▶ SET EXERCISE:
Write the listing below out again exactly, dropping the images.

>> START DATASET EXCERPT

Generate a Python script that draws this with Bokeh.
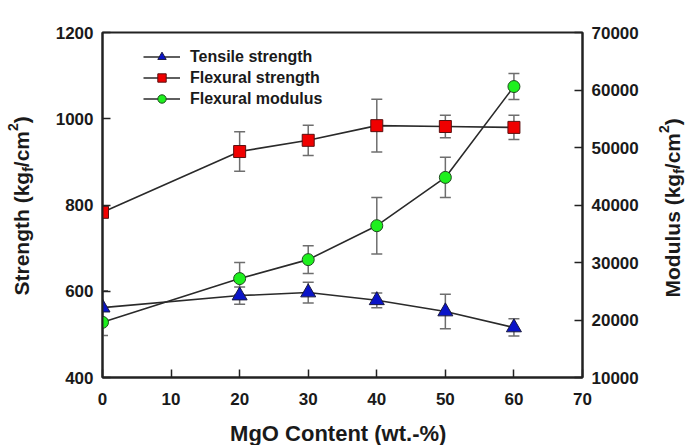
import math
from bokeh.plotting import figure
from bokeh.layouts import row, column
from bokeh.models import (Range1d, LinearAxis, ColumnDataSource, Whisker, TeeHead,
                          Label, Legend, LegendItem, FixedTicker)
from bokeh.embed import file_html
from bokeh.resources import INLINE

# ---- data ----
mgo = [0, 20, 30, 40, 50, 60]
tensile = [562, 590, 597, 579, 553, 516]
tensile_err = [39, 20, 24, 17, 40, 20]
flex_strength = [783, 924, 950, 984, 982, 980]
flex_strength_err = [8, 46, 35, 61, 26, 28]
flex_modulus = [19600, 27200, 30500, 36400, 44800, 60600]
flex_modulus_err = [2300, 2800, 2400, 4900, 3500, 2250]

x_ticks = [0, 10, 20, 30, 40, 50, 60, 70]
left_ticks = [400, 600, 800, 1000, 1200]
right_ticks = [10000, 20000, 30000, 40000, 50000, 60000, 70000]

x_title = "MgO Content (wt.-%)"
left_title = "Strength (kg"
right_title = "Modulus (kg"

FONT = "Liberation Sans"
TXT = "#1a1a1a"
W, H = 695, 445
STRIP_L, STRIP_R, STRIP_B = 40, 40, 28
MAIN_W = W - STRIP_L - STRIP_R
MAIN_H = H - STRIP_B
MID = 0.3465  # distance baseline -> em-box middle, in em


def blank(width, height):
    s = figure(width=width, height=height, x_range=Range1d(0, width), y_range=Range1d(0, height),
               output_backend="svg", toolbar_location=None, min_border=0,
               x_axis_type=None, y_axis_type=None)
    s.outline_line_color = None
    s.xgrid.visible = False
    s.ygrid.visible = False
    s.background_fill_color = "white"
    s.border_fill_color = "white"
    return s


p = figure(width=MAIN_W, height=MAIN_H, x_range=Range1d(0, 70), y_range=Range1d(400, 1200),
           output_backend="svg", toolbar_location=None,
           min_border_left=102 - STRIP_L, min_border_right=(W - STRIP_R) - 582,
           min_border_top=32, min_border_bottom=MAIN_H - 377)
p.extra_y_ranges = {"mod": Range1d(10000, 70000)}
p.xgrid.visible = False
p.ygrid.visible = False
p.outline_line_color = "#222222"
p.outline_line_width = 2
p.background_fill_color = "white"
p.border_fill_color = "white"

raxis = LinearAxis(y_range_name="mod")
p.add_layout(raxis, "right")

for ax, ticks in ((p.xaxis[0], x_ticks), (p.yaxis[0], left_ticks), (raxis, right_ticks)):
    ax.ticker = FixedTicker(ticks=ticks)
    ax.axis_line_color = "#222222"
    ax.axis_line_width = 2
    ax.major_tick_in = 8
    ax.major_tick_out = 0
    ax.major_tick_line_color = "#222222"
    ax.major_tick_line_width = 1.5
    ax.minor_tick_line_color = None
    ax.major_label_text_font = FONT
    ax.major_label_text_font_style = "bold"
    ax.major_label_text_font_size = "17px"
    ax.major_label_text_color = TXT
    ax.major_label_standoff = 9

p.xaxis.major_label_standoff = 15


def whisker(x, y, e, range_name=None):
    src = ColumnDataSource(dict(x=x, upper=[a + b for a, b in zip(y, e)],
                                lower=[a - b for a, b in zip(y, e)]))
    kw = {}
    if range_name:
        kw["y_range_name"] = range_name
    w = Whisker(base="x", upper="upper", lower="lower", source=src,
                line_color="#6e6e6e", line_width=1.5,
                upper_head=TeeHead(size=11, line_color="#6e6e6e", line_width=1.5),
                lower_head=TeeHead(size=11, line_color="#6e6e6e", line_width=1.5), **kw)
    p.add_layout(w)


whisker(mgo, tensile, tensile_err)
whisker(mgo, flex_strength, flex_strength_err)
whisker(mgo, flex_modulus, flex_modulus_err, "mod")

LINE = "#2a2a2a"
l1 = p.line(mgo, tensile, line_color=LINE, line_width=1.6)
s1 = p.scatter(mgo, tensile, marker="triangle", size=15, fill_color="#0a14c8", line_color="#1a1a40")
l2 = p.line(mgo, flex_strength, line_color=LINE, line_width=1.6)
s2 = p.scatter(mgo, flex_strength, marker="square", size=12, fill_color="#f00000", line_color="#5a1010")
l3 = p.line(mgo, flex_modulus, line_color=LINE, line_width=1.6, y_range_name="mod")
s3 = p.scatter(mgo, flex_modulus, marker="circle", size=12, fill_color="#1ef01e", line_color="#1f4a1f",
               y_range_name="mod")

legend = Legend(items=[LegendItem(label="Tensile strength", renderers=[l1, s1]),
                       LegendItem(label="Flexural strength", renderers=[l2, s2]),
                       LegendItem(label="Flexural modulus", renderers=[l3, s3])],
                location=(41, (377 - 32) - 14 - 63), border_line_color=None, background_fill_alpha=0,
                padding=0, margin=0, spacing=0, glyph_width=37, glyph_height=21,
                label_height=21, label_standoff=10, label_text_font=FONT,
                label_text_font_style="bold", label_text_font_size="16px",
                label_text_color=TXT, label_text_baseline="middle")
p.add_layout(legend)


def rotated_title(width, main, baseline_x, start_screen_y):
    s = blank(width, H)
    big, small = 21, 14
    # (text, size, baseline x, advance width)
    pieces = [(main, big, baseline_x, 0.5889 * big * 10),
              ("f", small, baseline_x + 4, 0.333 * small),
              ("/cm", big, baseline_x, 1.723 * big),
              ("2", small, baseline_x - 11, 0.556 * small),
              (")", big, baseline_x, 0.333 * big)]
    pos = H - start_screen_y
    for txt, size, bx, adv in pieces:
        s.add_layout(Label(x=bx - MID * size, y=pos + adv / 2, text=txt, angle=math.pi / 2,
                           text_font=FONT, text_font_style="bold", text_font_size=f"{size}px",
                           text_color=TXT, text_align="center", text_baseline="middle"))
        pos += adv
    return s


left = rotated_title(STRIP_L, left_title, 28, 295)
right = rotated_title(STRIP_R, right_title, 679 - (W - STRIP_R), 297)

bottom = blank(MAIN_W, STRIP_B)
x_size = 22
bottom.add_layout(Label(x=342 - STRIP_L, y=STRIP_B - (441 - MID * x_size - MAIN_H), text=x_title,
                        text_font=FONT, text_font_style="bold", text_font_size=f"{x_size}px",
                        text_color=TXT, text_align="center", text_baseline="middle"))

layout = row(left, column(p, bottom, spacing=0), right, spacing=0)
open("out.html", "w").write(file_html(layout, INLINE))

>> END DATASET EXCERPT

▶ EXERCISE SOLUTION:
Generate a Python script that draws this with Bokeh.
import math
from bokeh.plotting import figure
from bokeh.layouts import row, column
from bokeh.models import (Range1d, LinearAxis, ColumnDataSource, Whisker, TeeHead,
                          Label, Legend, LegendItem, FixedTicker)
from bokeh.embed import file_html
from bokeh.resources import INLINE

# ---- data ----
mgo = [0, 20, 30, 40, 50, 60]
tensile = [562, 590, 597, 579, 553, 516]
tensile_err = [39, 20, 24, 17, 40, 20]
flex_strength = [783, 924, 950, 984, 982, 980]
flex_strength_err = [8, 46, 35, 61, 26, 28]
flex_modulus = [19600, 27200, 30500, 36400, 44800, 60600]
flex_modulus_err = [2300, 2800, 2400, 4900, 3500, 2250]

x_ticks = [0, 10, 20, 30, 40, 50, 60, 70]
left_ticks = [400, 600, 800, 1000, 1200]
right_ticks = [10000, 20000, 30000, 40000, 50000, 60000, 70000]

x_title = "MgO Content (wt.-%)"
left_title = "Strength (kg"
right_title = "Modulus (kg"

FONT = "Liberation Sans"
TXT = "#1a1a1a"
W, H = 695, 445
STRIP_L, STRIP_R, STRIP_B = 40, 40, 28
MAIN_W = W - STRIP_L - STRIP_R
MAIN_H = H - STRIP_B
MID = 0.3465  # distance baseline -> em-box middle, in em


def blank(width, height):
    s = figure(width=width, height=height, x_range=Range1d(0, width), y_range=Range1d(0, height),
               output_backend="svg", toolbar_location=None, min_border=0,
               x_axis_type=None, y_axis_type=None)
    s.outline_line_color = None
    s.xgrid.visible = False
    s.ygrid.visible = False
    s.background_fill_color = "white"
    s.border_fill_color = "white"
    return s


p = figure(width=MAIN_W, height=MAIN_H, x_range=Range1d(0, 70), y_range=Range1d(400, 1200),
           output_backend="svg", toolbar_location=None,
           min_border_left=102 - STRIP_L, min_border_right=(W - STRIP_R) - 582,
           min_border_top=32, min_border_bottom=MAIN_H - 377)
p.extra_y_ranges = {"mod": Range1d(10000, 70000)}
p.xgrid.visible = False
p.ygrid.visible = False
p.outline_line_color = "#222222"
p.outline_line_width = 2
p.background_fill_color = "white"
p.border_fill_color = "white"

raxis = LinearAxis(y_range_name="mod")
p.add_layout(raxis, "right")

for ax, ticks in ((p.xaxis[0], x_ticks), (p.yaxis[0], left_ticks), (raxis, right_ticks)):
    ax.ticker = FixedTicker(ticks=ticks)
    ax.axis_line_color = "#222222"
    ax.axis_line_width = 2
    ax.major_tick_in = 8
    ax.major_tick_out = 0
    ax.major_tick_line_color = "#222222"
    ax.major_tick_line_width = 1.5
    ax.minor_tick_line_color = None
    ax.major_label_text_font = FONT
    ax.major_label_text_font_style = "bold"
    ax.major_label_text_font_size = "17px"
    ax.major_label_text_color = TXT
    ax.major_label_standoff = 9

p.xaxis.major_label_standoff = 15


def whisker(x, y, e, range_name=None):
    src = ColumnDataSource(dict(x=x, upper=[a + b for a, b in zip(y, e)],
                                lower=[a - b for a, b in zip(y, e)]))
    kw = {}
    if range_name:
        kw["y_range_name"] = range_name
    w = Whisker(base="x", upper="upper", lower="lower", source=src,
                line_color="#6e6e6e", line_width=1.5,
                upper_head=TeeHead(size=11, line_color="#6e6e6e", line_width=1.5),
                lower_head=TeeHead(size=11, line_color="#6e6e6e", line_width=1.5), **kw)
    p.add_layout(w)


whisker(mgo, tensile, tensile_err)
whisker(mgo, flex_strength, flex_strength_err)
whisker(mgo, flex_modulus, flex_modulus_err, "mod")

LINE = "#2a2a2a"
l1 = p.line(mgo, tensile, line_color=LINE, line_width=1.6)
s1 = p.scatter(mgo, tensile, marker="triangle", size=15, fill_color="#0a14c8", line_color="#1a1a40")
l2 = p.line(mgo, flex_strength, line_color=LINE, line_width=1.6)
s2 = p.scatter(mgo, flex_strength, marker="square", size=12, fill_color="#f00000", line_color="#5a1010")
l3 = p.line(mgo, flex_modulus, line_color=LINE, line_width=1.6, y_range_name="mod")
s3 = p.scatter(mgo, flex_modulus, marker="circle", size=12, fill_color="#1ef01e", line_color="#1f4a1f",
               y_range_name="mod")

legend = Legend(items=[LegendItem(label="Tensile strength", renderers=[l1, s1]),
                       LegendItem(label="Flexural strength", renderers=[l2, s2]),
                       LegendItem(label="Flexural modulus", renderers=[l3, s3])],
                location=(41, (377 - 32) - 14 - 63), border_line_color=None, background_fill_alpha=0,
                padding=0, margin=0, spacing=0, glyph_width=37, glyph_height=21,
                label_height=21, label_standoff=10, label_text_font=FONT,
                label_text_font_style="bold", label_text_font_size="16px",
                label_text_color=TXT, label_text_baseline="middle")
p.add_layout(legend)


def rotated_title(width, main, baseline_x, start_screen_y):
    s = blank(width, H)
    big, small = 21, 14
    # (text, size, baseline x, advance width)
    pieces = [(main, big, baseline_x, 0.5889 * big * 10),
              ("f", small, baseline_x + 4, 0.333 * small),
              ("/cm", big, baseline_x, 1.723 * big),
              ("2", small, baseline_x - 11, 0.556 * small),
              (")", big, baseline_x, 0.333 * big)]
    pos = H - start_screen_y
    for txt, size, bx, adv in pieces:
        s.add_layout(Label(x=bx - MID * size, y=pos + adv / 2, text=txt, angle=math.pi / 2,
                           text_font=FONT, text_font_style="bold", text_font_size=f"{size}px",
                           text_color=TXT, text_align="center", text_baseline="middle"))
        pos += adv
    return s


left = rotated_title(STRIP_L, left_title, 28, 295)
right = rotated_title(STRIP_R, right_title, 679 - (W - STRIP_R), 297)

bottom = blank(MAIN_W, STRIP_B)
x_size = 22
bottom.add_layout(Label(x=342 - STRIP_L, y=STRIP_B - (441 - MID * x_size - MAIN_H), text=x_title,
                        text_font=FONT, text_font_style="bold", text_font_size=f"{x_size}px",
                        text_color=TXT, text_align="center", text_baseline="middle"))

layout = row(left, column(p, bottom, spacing=0), right, spacing=0)
open("out.html", "w").write(file_html(layout, INLINE))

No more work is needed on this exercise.